Совет был 10-го. а с того дня события пошли неимоверно быстрым темпом, 18-го пало наше последнее долговременное укрепление № 3. Овладев им, японцы получили возможность обстреливать во фланг и отчасти в тыл участок Китайской стенки до Заредутной батареи и Волчью мортирную и Заредутную батареи, почему держаться здесь стало совершенно невозможно и их пришлось очистить. Войска отошли на 2-ю линию. 19 декабря с утра японцы повели жестокую атаку на Большое Орлиное Гнездо, одновременно с сильнейшей бомбардировкой последнего, быстро уничтожившей все закрытия. Пять штурмов были отбиты, шестым — японцы овладели Большим Орлиным Гнездом, очутившись в тылу Куропаткинского люнета, батареи литера Б, Большого и Малого Орлиного Гнезда, так как укрепления эти не были приспособлены к обороне с тыла и легко могли быть отрезаны от крепости, то и их пришлось очистить.
Большое Орлиное Гнездо было последним сколько-нибудь серьезным препятствием на пути движения японцев в Старый город.
Наша крепостная артиллерия не могла содействовать отбитию штурма потому, что поле действия слишком приблизилось к крепости, находилось уже в так называемом мертвом пространстве, а для полевой артиллерии у меня осталось всего по 10 патронов на орудие, т. е. даже при медленном огне на 3—4 минуты стрельбы.
К этому времени мы могли сосредоточить для обороны всех полевых позиций восточного фронта 5—6 тысяч штыков против 30—40 тысяч японцев.
За этой позицией непосредственно находился Старый город, где все дома были набиты больными и ранеными. Ни мы, ни японские генералы не могли ручаться за то, что произойдет. Разве можно остановить озверевшего солдата?
3 августа, когда японцы прислали парламентеров с предложением сдать крепость, они заявили, что если крепость будет взята с бою, то японские начальники не ручаются за зверство своих войск и возможность повальной резни.
И это не было словами: 10 лет тому назад, взяв тот же Порт-Артур, они не оставили там в живых ни одного раненого.
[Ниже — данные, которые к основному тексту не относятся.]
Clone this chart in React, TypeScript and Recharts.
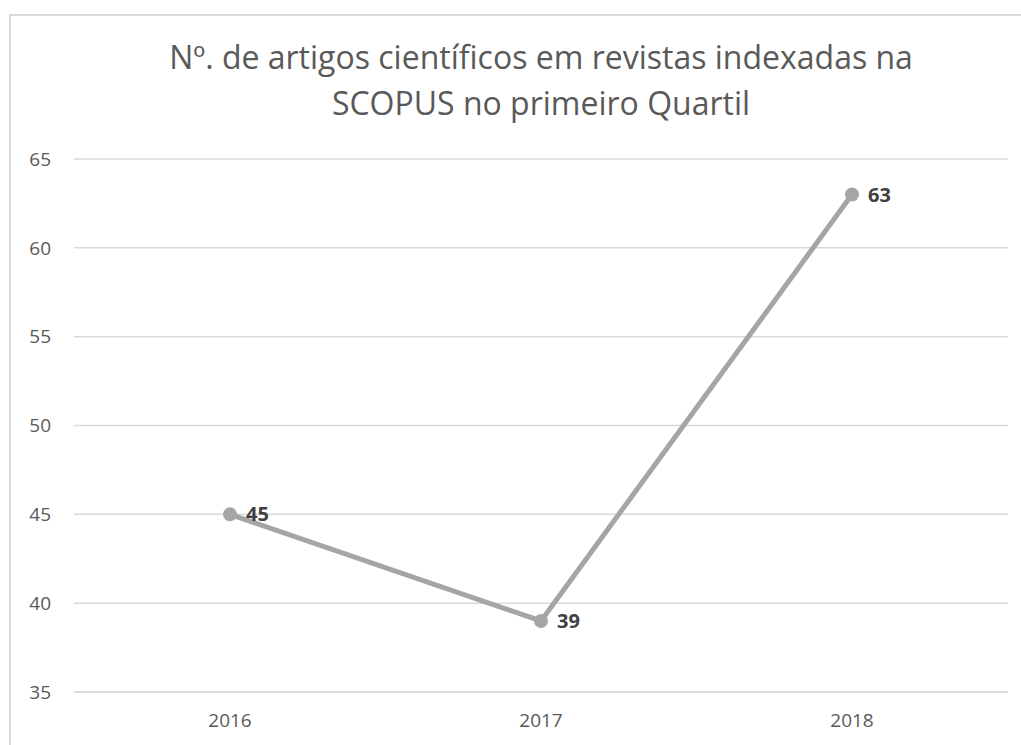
import { LineChart, Line, XAxis, YAxis, CartesianGrid, LabelList } from "recharts";

const years = ["2016", "2017", "2018"];
const articles = [45, 39, 63];
const yTicks = [35, 40, 45, 50, 55, 60, 65];

const data = years.map((year, i) => ({ year, articles: articles[i] }));

const font = "'Open Sans', 'Noto Sans', sans-serif";

export default function App() {
  return (
    <div style={{ position: "absolute", left: 0, top: 0, width: 1021, height: 745, background: "#fff", overflow: "hidden", fontFamily: font }}>
      <div
        style={{
          position: "absolute",
          left: 9,
          top: 14,
          width: 1030,
          height: 760,
          borderLeft: "2px solid #d9d9d9",
          borderTop: "2px solid #d9d9d9",
        }}
      />
      <div
        style={{
          position: "absolute",
          left: 0,
          top: 34,
          width: 1082,
          textAlign: "center",
          fontSize: 32,
          lineHeight: "46px",
          color: "#595959",
        }}
      >
        Nº. de artigos científicos em revistas indexadas na
        <br />
        SCOPUS no primeiro Quartil
      </div>
      <div style={{ position: "absolute", left: 0, top: 0 }}>
        <LineChart width={1021} height={745} data={data} margin={{ top: 159, right: 13, bottom: 23, left: 0 }}>
          <CartesianGrid vertical={false} stroke="#d9d9d9" strokeWidth={1.5} />
          <XAxis
            dataKey="year"
            height={30}
            padding={{ left: 156, right: 156 }}
            axisLine={{ stroke: "#d9d9d9", strokeWidth: 1.5 }}
            tickLine={false}
            tickSize={0}
            tickMargin={22}
            tick={{ fill: "#595959", fontSize: 19, fontFamily: font }}
          />
          <YAxis
            width={74}
            domain={[35, 65]}
            ticks={yTicks}
            axisLine={false}
            tickLine={false}
            tickSize={0}
            tickMargin={23}
            tick={{ fill: "#595959", fontSize: 19, fontFamily: font }}
          />
          <Line
            type="linear"
            dataKey="articles"
            stroke="#a5a5a5"
            strokeWidth={5}
            dot={{ r: 7, fill: "#a5a5a5", stroke: "#a5a5a5", strokeWidth: 0 }}
            isAnimationActive={false}
          >
            <LabelList
              dataKey="articles"
              position="right"
              offset={16}
              style={{ fill: "#404040", fontSize: 20, fontWeight: 700, fontFamily: font }}
            />
          </Line>
        </LineChart>
      </div>
    </div>
  );
}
В 3 часа 40 минут дня стало ясно, что к ночи японцы станут хозяевами Артура. Между тем послать парламентера можно было только до наступления темноты, т. е. мне оставалось: или 1) послать его, не собрав совета; или 2) собрать совет, зная, что не успею послать парламентера. Полагая, что сохранение жизни нескольких тысяч людей важнее соблюдения чисто формального требования, я решился на первое.
На рассвете, да и раньше еще, с Орлиного Гнезда, японцы, конечно, увидали бы, что у нас уже ничего нет, ни резервов, ни позиций.
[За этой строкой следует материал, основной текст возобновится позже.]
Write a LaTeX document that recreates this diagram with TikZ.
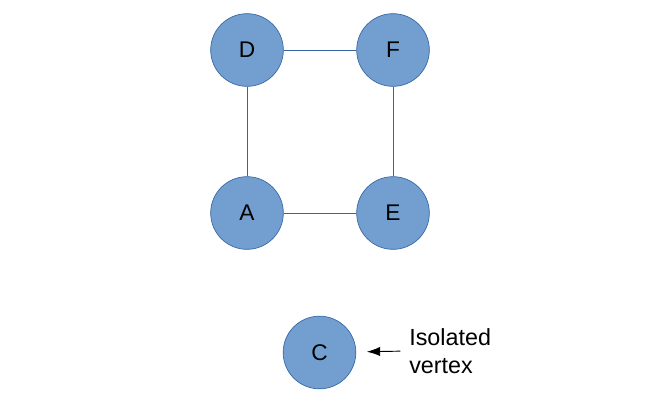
\documentclass[tikz,border=0pt]{standalone}
\usepackage{fontspec}
\setmainfont{Liberation Sans}
\usetikzlibrary{arrows.meta, positioning}

\begin{document}
\begin{tikzpicture}[x=0.75pt,y=0.75pt,yscale=-1,xscale=1,
  vertex/.style={circle, draw={rgb, 255:red, 52; green, 101; blue, 164}, line width=0.5pt,
    fill={rgb, 255:red, 114; green, 159; blue, 207}, minimum size=54.5pt, inner sep=0pt,
    font=\fontsize{17}{20}\selectfont},
  edge/.style={draw={rgb, 255:red, 52; green, 101; blue, 164}, line width=0.6pt},
  note/.style={align=left, inner sep=0pt, font=\fontsize{17.5}{20.5}\selectfont}]
\useasboundingbox (0,0) rectangle (666,411);

%Vertices
\node[vertex] (D) at (247,50) {D};
\node[vertex] (F) at (393,50) {F};
\node[vertex] (A) at (247,213) {A};
\node[vertex] (E) at (393,213) {E};
\node[vertex] (C) at (319.5,352.5) {C};

%Edges
\draw[edge] (D) -- (F);
\draw[edge] (D) -- (A);
\draw[edge] (F) -- (E);
\draw[edge] (A) -- (E);

%Label and arrow
\node[note, anchor=west] (lbl) at (409,351) {Isolated\\vertex};
\draw[-{Latex[length=10pt,width=7pt]}, line width=0.7pt, shorten <=6.5pt, shorten >=8pt] (lbl.west) -- (C);

\end{tikzpicture}
\end{document}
Да они со мной потом и разговаривать не захотели бы, а предложили бы сдаться на волю победителей, и только.
Мы не имели бы возможности ни испортить орудий, ни взорвать судов, ни затопить снарядов, ни выслать миноносцев со знаменами.
Если суда были взорваны слабо и в настоящее время они подняты, то в этом виноват не я, а адмиралы, которые как стояли в бассейне на мели, так и затопились.
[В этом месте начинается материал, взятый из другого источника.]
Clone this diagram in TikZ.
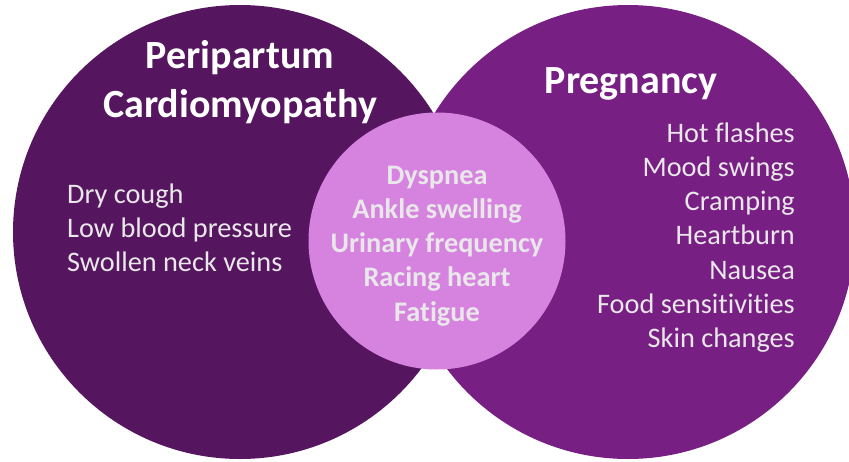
\documentclass[tikz,border=0pt]{standalone}
\usepackage{fontspec}
\setmainfont{Carlito}[Ligatures=NoCommon]
\definecolor{plumdark}{RGB}{85,22,95}
\definecolor{plummid}{RGB}{119,31,131}
\definecolor{orchidlight}{RGB}{214,131,224}
\definecolor{softgrey}{RGB}{233,231,233}

\begin{document}
\begin{tikzpicture}[
	x=1pt, y=-1pt,
	bubble/.style={ circle, inner sep=0pt, minimum size=454pt },
	heading/.style={ white, inner sep=0pt, anchor=base, font=\fontsize{40}{48}\selectfont\bfseries },
	item/.style={ softgrey, inner sep=0pt, font=\fontsize{28.3}{34}\selectfont },
	shared/.style={ softgrey, inner sep=0pt, anchor=base, font=\fontsize{28.3}{34}\selectfont\bfseries }
]
\useasboundingbox (0,0) rectangle (849,461);

\node at (240,232) (ppcm) [bubble,fill=plumdark] {};
\node at (628,232) (preg) [bubble,fill=plummid] {};
\node at (437,241) (both) [circle,inner sep=0pt,minimum size=257pt,fill=orchidlight] {};

\node at (240,68) (ppcm-a) [heading] {Peripartum};
\node at (240,117) (ppcm-b) [heading] {Cardiomyopathy};
\node at (631,93) (preg-a) [heading] {Pregnancy};

\foreach \txt [count=\i] in {Dry cough, Low blood pressure, Swollen neck veins}
	\node at (67,{203+34*(\i-1)}) (ppcm-\i) [item,anchor=base west] {\txt};

\foreach \txt [count=\i] in {Hot flashes, Mood swings, Cramping, Heartburn, Nausea, Food sensitivities, Skin changes}
	\node at (795,{142+34.3*(\i-1)}) (preg-\i) [item,anchor=base east] {\txt};

\foreach \txt [count=\i] in {Dyspnea, Ankle swelling, Urinary frequency, Racing heart, Fatigue}
	\node at (437,{184+34.3*(\i-1)}) (both-\i) [shared] {\txt};

\end{tikzpicture}
\end{document}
Только один адмирал Эссен имел мужество, выйдя на рейд, затопить на 50-саженной глубине свое судно, предварительно пустив ко дну несколько японских миноносцев. Между тем на военном совете 16 декабря адмирал Вирен и другие говорили мне, что у них готово все для уничтожения.
На этом совете чудеса храбрости (конечно, на словах) выказывал генерал Смирнов. По его мнению, держаться следовало, так как на Китайской стенке мы продержимся 2 недели, на 2-й линии укреплений — неделю, на 3-й — три недели.
На деле же оказалось: на Китайской стенке держались 2 часа, на 2-й линии несколько часов. 3-я линия состояла из нескольких почти не укрепленных горок и внутренней ограды, которая, будучи построена после китайской войны для обеспечения города от внезапного нападения какой-нибудь шайки боксеров, не имеющей огнестрельного оружия, совершенно не была применена к местности, командовалась с близприлегающих высот и потому решительно никакой оборонительной силы не имела.
Тот же самый Смирнов еще за полгода до сдачи «доносил» генералу Куропаткину, что он ручается продержаться в крепости до 1 октября, чего никоим образом не сумеет сделать генерал Стессель, а между тем я держался до 21 декабря, и говорю по чистой совести, что сдал крепость только тогда, когда сопротивление было бесполезно.